- EXERCISE INSTRUCTIONS:
Look at the data below and print exactly the lines from its first line through the line with "(xLabels.includes(d) ? d.toFixed(1)"; the pictures stay out of the copy.

** start SUPPLIED INFORMATION **

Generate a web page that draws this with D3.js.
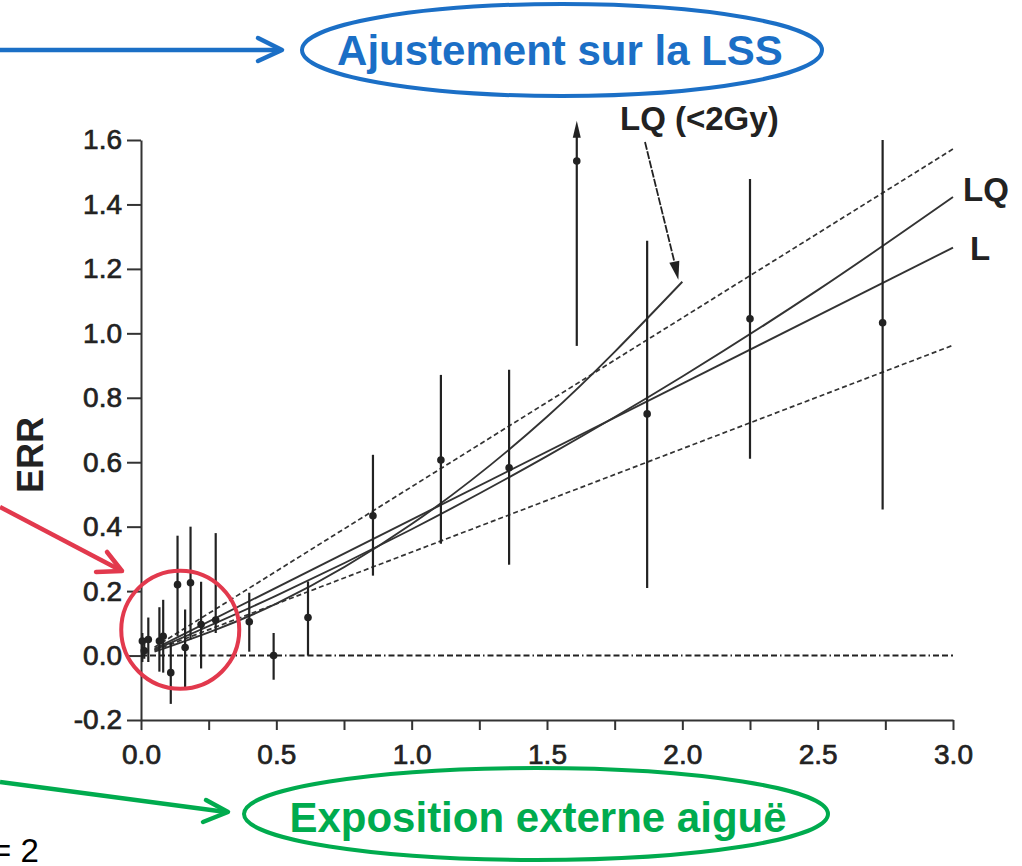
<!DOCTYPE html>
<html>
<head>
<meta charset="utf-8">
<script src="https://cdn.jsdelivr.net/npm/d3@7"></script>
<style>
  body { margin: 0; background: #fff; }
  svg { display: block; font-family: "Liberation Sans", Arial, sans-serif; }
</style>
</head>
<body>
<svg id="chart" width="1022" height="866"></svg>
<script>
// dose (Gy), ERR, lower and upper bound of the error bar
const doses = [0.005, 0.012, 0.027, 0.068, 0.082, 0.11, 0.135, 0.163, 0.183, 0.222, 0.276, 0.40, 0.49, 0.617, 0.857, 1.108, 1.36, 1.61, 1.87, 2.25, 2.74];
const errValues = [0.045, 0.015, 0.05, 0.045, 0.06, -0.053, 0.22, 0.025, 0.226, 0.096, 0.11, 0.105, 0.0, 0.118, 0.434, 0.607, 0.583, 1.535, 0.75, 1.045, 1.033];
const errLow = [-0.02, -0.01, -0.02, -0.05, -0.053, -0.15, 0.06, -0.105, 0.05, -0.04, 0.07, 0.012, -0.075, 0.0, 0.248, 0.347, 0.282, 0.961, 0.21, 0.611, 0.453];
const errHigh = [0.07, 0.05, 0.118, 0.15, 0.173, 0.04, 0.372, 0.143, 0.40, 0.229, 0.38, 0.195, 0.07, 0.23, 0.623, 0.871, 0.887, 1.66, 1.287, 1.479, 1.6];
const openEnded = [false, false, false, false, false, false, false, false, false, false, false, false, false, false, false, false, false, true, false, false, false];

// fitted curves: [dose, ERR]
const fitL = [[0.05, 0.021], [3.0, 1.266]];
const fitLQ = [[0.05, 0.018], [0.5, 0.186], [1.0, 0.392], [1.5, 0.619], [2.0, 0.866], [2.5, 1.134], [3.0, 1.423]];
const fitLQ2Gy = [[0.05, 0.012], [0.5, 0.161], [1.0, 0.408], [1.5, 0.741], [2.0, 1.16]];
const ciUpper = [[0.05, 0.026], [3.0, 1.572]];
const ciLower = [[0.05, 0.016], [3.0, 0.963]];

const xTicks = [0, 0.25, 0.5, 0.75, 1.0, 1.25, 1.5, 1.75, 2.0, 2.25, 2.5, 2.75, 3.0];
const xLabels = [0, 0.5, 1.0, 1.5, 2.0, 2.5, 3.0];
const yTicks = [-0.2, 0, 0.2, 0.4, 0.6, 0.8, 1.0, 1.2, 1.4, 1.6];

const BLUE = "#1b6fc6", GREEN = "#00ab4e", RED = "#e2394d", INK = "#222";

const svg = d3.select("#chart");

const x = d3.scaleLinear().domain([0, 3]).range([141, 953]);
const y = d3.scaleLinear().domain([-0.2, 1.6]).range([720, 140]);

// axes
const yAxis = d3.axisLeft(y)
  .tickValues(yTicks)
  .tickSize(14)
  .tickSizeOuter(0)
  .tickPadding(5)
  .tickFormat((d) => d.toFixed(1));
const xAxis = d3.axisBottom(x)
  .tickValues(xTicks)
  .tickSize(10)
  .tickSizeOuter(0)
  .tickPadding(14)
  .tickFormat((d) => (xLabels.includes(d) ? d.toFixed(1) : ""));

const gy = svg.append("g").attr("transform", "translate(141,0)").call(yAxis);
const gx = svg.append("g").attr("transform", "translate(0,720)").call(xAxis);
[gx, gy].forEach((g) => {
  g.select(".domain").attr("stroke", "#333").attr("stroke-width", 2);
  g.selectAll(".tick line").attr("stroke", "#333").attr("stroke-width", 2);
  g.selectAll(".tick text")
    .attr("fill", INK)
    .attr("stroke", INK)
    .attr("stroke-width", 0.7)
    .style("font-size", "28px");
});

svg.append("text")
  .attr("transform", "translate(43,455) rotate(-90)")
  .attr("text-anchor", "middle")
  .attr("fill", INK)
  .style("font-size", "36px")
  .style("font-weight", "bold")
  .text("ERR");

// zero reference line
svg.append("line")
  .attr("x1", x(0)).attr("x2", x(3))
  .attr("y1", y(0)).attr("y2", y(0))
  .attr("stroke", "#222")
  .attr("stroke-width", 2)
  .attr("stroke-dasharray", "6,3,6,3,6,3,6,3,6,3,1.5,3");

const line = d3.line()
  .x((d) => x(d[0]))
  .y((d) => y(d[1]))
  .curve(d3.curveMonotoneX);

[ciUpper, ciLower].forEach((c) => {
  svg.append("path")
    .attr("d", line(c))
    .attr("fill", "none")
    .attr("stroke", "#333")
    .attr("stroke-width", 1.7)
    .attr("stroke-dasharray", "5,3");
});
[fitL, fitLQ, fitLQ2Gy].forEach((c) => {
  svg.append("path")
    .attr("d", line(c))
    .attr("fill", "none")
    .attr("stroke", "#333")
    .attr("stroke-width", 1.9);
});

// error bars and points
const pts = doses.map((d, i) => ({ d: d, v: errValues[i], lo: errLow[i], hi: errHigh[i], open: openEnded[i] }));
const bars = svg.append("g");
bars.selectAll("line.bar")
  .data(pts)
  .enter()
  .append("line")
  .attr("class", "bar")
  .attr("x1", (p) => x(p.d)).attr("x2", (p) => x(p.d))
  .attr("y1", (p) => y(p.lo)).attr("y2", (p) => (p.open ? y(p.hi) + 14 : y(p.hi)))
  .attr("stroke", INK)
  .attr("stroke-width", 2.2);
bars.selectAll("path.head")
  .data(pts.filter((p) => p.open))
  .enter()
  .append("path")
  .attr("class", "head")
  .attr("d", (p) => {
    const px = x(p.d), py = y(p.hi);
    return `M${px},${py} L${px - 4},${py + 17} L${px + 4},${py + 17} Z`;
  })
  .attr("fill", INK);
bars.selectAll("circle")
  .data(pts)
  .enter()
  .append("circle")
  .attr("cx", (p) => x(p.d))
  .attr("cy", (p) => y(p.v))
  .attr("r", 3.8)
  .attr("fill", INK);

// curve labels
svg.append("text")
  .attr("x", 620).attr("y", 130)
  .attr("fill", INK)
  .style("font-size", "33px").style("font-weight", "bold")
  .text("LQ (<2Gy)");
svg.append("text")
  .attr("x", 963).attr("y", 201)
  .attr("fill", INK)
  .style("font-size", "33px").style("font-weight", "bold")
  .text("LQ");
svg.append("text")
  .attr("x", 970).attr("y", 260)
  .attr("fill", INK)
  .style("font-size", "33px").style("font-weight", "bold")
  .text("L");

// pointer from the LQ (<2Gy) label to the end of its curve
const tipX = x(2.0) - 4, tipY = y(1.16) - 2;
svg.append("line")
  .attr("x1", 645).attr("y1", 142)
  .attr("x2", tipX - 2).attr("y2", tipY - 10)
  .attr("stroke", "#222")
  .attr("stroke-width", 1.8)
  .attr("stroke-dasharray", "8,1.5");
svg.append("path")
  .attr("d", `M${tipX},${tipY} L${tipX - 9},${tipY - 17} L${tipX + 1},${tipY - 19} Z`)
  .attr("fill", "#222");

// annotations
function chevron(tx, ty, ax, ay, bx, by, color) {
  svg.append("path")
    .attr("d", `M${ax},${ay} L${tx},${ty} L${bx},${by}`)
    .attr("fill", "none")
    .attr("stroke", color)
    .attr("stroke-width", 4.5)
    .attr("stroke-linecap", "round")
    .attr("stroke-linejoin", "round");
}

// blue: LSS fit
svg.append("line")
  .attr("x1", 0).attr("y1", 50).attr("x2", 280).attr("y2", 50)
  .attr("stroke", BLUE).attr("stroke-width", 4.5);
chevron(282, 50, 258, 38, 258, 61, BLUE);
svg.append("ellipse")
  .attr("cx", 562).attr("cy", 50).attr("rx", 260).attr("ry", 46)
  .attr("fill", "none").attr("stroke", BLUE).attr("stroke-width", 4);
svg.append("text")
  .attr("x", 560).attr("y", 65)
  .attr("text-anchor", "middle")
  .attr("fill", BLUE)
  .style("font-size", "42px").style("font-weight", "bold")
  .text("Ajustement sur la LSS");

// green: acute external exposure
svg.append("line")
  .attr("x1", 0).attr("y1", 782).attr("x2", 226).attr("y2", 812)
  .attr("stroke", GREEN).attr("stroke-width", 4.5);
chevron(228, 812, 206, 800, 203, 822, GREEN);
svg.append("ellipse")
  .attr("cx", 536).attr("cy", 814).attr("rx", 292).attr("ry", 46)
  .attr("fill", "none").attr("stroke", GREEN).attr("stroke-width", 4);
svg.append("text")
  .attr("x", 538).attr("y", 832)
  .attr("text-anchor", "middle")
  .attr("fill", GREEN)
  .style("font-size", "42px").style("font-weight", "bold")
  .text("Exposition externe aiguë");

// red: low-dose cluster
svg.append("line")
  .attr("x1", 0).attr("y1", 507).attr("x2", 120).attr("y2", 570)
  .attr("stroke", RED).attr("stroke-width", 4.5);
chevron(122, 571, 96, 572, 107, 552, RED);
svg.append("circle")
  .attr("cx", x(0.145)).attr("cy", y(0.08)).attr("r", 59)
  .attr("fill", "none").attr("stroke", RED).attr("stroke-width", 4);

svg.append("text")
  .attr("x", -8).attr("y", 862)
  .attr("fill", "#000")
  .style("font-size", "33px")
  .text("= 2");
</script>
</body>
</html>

** end SUPPLIED INFORMATION **

- ANSWER TO THIS EXERCISE:
Generate a web page that draws this with D3.js.
<!DOCTYPE html>
<html>
<head>
<meta charset="utf-8">
<script src="https://cdn.jsdelivr.net/npm/d3@7"></script>
<style>
  body { margin: 0; background: #fff; }
  svg { display: block; font-family: "Liberation Sans", Arial, sans-serif; }
</style>
</head>
<body>
<svg id="chart" width="1022" height="866"></svg>
<script>
// dose (Gy), ERR, lower and upper bound of the error bar
const doses = [0.005, 0.012, 0.027, 0.068, 0.082, 0.11, 0.135, 0.163, 0.183, 0.222, 0.276, 0.40, 0.49, 0.617, 0.857, 1.108, 1.36, 1.61, 1.87, 2.25, 2.74];
const errValues = [0.045, 0.015, 0.05, 0.045, 0.06, -0.053, 0.22, 0.025, 0.226, 0.096, 0.11, 0.105, 0.0, 0.118, 0.434, 0.607, 0.583, 1.535, 0.75, 1.045, 1.033];
const errLow = [-0.02, -0.01, -0.02, -0.05, -0.053, -0.15, 0.06, -0.105, 0.05, -0.04, 0.07, 0.012, -0.075, 0.0, 0.248, 0.347, 0.282, 0.961, 0.21, 0.611, 0.453];
const errHigh = [0.07, 0.05, 0.118, 0.15, 0.173, 0.04, 0.372, 0.143, 0.40, 0.229, 0.38, 0.195, 0.07, 0.23, 0.623, 0.871, 0.887, 1.66, 1.287, 1.479, 1.6];
const openEnded = [false, false, false, false, false, false, false, false, false, false, false, false, false, false, false, false, false, true, false, false, false];

// fitted curves: [dose, ERR]
const fitL = [[0.05, 0.021], [3.0, 1.266]];
const fitLQ = [[0.05, 0.018], [0.5, 0.186], [1.0, 0.392], [1.5, 0.619], [2.0, 0.866], [2.5, 1.134], [3.0, 1.423]];
const fitLQ2Gy = [[0.05, 0.012], [0.5, 0.161], [1.0, 0.408], [1.5, 0.741], [2.0, 1.16]];
const ciUpper = [[0.05, 0.026], [3.0, 1.572]];
const ciLower = [[0.05, 0.016], [3.0, 0.963]];

const xTicks = [0, 0.25, 0.5, 0.75, 1.0, 1.25, 1.5, 1.75, 2.0, 2.25, 2.5, 2.75, 3.0];
const xLabels = [0, 0.5, 1.0, 1.5, 2.0, 2.5, 3.0];
const yTicks = [-0.2, 0, 0.2, 0.4, 0.6, 0.8, 1.0, 1.2, 1.4, 1.6];

const BLUE = "#1b6fc6", GREEN = "#00ab4e", RED = "#e2394d", INK = "#222";

const svg = d3.select("#chart");

const x = d3.scaleLinear().domain([0, 3]).range([141, 953]);
const y = d3.scaleLinear().domain([-0.2, 1.6]).range([720, 140]);

// axes
const yAxis = d3.axisLeft(y)
  .tickValues(yTicks)
  .tickSize(14)
  .tickSizeOuter(0)
  .tickPadding(5)
  .tickFormat((d) => d.toFixed(1));
const xAxis = d3.axisBottom(x)
  .tickValues(xTicks)
  .tickSize(10)
  .tickSizeOuter(0)
  .tickPadding(14)
  .tickFormat((d) => (xLabels.includes(d) ? d.toFixed(1) : ""));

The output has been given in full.